Words No Bars Can Hold, Literacy Learning in Prison by Deborah Appleman, W.W. Norton & Company, 2019.

“This is the creative life – what Oscar Wilde called the long lovely suicide. If prison is a trapdoor at rock bottom, then writing is the mortar in between the brick you must pry in order to dig your way out.” Chris, Inmate. Excerpt from his essay entitled, “A Certain Kind.”

Words No Bars Can Hold - Literacy Learning in Prison - Deborah Appleman

I must admit that I felt a bit nervous when asked to review this compelling work of non-fiction by Deborah Appleman, Ph.D. Other than the technical healthcare texts in college, my reading had been limited to mostly [by choice] fiction. Yet, since becoming a writer, my choices have greatly expanded. Dr. Appleman opened my eyes to what lay beyond the written word of fictionalized characters and places. In this compelling work, the author brings to life the stark reality of what lies behind cement and barbed-wire walls.

 “Destruction begets destruction and prison kills your spirit; but creativity can resuscitate the soul.” Chris, Inmate

Appleman’s Words No Bars Can Hold, tells the stark reality of her experiences teaching college-level literacy classes within a maximum-security prison to men, where many are serving life sentences. There is no candy-coating of her experiences. She explains the harsh reality between racial, cultural, social, and educational disparities within prison walls. This book induces the reader to open their mind and expand their knowledge of the dehumanizing life of the incarcerated.  Please, do not misunderstand me, I am a firm believer that if someone commits a crime, they must be held accountable for their actions. I will admit though, that under these circumstances, it is so easy to make assumptions and fall into society’s expectation of dehumanizing the criminal. Yet, Dr. Appleman, through her work and the words of the inmates she teaches, will have you thinking otherwise. In her book, Appleman reflects on what [literacy] education and creative writing provide the inmates by [their] self-reflection, self-identification, the opportunity to voice themselves, and what led them to an incarcerated life.

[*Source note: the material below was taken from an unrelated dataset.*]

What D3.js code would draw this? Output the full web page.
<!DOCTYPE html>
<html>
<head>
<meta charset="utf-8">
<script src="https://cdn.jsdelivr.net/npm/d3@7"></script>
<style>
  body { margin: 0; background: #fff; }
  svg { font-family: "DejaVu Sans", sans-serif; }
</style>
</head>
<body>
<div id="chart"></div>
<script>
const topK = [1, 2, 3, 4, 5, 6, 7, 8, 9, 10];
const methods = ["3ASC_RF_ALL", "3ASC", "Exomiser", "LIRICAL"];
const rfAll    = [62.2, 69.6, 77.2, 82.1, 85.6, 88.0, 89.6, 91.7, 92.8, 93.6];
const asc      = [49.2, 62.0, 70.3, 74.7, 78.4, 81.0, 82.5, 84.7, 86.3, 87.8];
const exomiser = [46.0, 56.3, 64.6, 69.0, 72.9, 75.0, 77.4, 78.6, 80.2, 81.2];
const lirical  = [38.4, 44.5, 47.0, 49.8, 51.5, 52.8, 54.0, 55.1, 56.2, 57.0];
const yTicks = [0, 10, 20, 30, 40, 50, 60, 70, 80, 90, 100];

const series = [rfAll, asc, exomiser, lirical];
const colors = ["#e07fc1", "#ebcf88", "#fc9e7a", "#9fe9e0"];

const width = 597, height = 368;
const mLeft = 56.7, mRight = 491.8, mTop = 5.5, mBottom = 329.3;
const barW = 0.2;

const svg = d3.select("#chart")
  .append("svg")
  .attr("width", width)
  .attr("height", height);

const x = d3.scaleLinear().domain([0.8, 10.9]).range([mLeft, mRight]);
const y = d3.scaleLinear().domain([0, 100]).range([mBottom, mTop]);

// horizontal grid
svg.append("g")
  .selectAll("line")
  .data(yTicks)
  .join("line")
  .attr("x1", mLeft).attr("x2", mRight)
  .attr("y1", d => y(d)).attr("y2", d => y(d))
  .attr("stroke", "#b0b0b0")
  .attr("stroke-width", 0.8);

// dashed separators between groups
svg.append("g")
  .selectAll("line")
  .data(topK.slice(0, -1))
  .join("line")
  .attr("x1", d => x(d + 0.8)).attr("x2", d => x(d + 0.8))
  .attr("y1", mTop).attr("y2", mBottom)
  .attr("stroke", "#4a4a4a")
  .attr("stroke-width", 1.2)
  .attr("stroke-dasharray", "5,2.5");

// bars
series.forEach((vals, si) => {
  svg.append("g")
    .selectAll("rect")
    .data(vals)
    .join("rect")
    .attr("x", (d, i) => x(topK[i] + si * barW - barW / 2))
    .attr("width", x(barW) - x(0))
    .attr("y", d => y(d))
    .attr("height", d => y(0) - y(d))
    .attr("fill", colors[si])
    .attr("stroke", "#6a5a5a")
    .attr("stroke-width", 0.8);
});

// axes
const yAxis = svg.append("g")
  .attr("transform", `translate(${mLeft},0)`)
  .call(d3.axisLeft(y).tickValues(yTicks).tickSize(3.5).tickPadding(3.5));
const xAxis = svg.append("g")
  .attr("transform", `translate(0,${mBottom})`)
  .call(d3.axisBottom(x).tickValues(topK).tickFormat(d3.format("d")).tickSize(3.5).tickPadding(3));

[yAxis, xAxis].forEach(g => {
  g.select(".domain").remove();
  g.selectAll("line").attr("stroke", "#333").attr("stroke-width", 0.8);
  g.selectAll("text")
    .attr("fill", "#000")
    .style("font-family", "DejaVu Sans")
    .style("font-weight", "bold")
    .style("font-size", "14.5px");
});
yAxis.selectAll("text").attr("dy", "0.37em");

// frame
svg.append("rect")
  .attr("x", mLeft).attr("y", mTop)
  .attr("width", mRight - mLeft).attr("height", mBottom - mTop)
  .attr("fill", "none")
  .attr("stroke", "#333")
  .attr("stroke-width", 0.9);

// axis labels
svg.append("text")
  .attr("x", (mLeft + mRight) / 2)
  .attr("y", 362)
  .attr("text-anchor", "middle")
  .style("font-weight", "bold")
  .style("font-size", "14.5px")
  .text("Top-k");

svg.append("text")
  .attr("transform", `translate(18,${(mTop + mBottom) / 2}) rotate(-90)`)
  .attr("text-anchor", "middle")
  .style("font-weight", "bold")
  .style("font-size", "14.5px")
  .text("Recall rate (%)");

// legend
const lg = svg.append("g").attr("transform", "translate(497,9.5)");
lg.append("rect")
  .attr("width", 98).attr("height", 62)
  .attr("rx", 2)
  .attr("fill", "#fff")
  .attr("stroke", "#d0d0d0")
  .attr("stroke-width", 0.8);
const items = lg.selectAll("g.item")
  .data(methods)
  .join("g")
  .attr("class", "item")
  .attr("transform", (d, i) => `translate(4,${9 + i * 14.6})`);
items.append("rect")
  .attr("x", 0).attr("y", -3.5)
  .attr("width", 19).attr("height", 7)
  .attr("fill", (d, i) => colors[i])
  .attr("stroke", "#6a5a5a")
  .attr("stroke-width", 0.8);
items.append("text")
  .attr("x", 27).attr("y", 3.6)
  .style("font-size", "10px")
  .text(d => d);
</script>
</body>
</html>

“I am a man with hopes and dreams, regrets, and aspirations. I have a soul, a mind, and yes, a heart, even if society doesn’t believe me.” Zeke, Inmate

My first [personal] exposure to an incarcerated person, Theresa, was over twenty-five years ago. Yet I can still remember her to this day. At the time, I worked in a large inner-city tertiary medical facility providing care to women with high-risk pregnancies. My job and that of my co-worker was to monitor uterine and fetal activity using state-of-the-art technology. The morning Theresa and I first met was like any other. Going to the waiting room, I called out her name. Two armed officers stood, then Theresa. I introduced myself and told her what I would be doing for her and her baby that morning. That day, she never made eye contact with me. In my naivete’ I couldn’t help but stare at her orange jumpsuit and shackles that accentuated her protruding abdomen. After many tri-weekly visits, at her last, Theresa thanked me. For what, I asked. “For treating me like a human being.”

“Everyone’s better than the worst they’ve ever done.” Willie X Lloyd formerly incarcerated student.

Incarceration and education have opposing goals. Education is to liberate, where incarceration is to constrain. Still, Dr. Appleman has proven through her work that these two can successfully be combined in releasing the incarcerated mind. In this book, she gives insight into the interests, needs, and abilities of her students. Reading their poignant stories and poems captured within this book will have you believe that many of these are awarded authors, highly educated persons, and well-read men, not inmates behind bars.

“How do I come into this classroom as a free thinker when I’m not a free man?” Doppler, Inmate.
The men she teaches use some form of writing to tell of their pain, sorrow, regrets, and hopes. The world needs to hear their stories, and Ms. Appleman tells it so expressively. Most importantly, she tells us what her carceral students want to portray to the world through their literary works, by avoiding their mistakes, helping others make different choices, and take nontoxic paths. Their literary works create an identity worth reading and remembering.

Dr. Appleman brings up some very thought-provoking issues that won’t be easily resolved. For some, [prison] is a broken system with a revolving door. Writing is not for everyone, as Dr. Appleman aptly points out. Still, I can’t help but think that if there had been such a program for my patient, Theresa at the time of her incarceration, would the avenue of literary education have provided her some sense of self-worth and directed her on a different, societally approved path.

I believe that Words No Bars Can Hold should be required reading for every educator from administrators to counselors to teachers and, importantly, parents.  Starting [sadly] in grade school with the hopes of getting to young minds early, giving them a reason to remain out of the prison system.

“I will leave here in a pine box. I want you to reach out to those high school kids while there is still time.” Inmate.

Prison literacy programs like those taught by Dr. Appleman opens a world of expressive freedom for the incarcerated through the written word. Take the time to read, absorb, and pass on this thought changing book by respected educator and author, Deborah Appleman.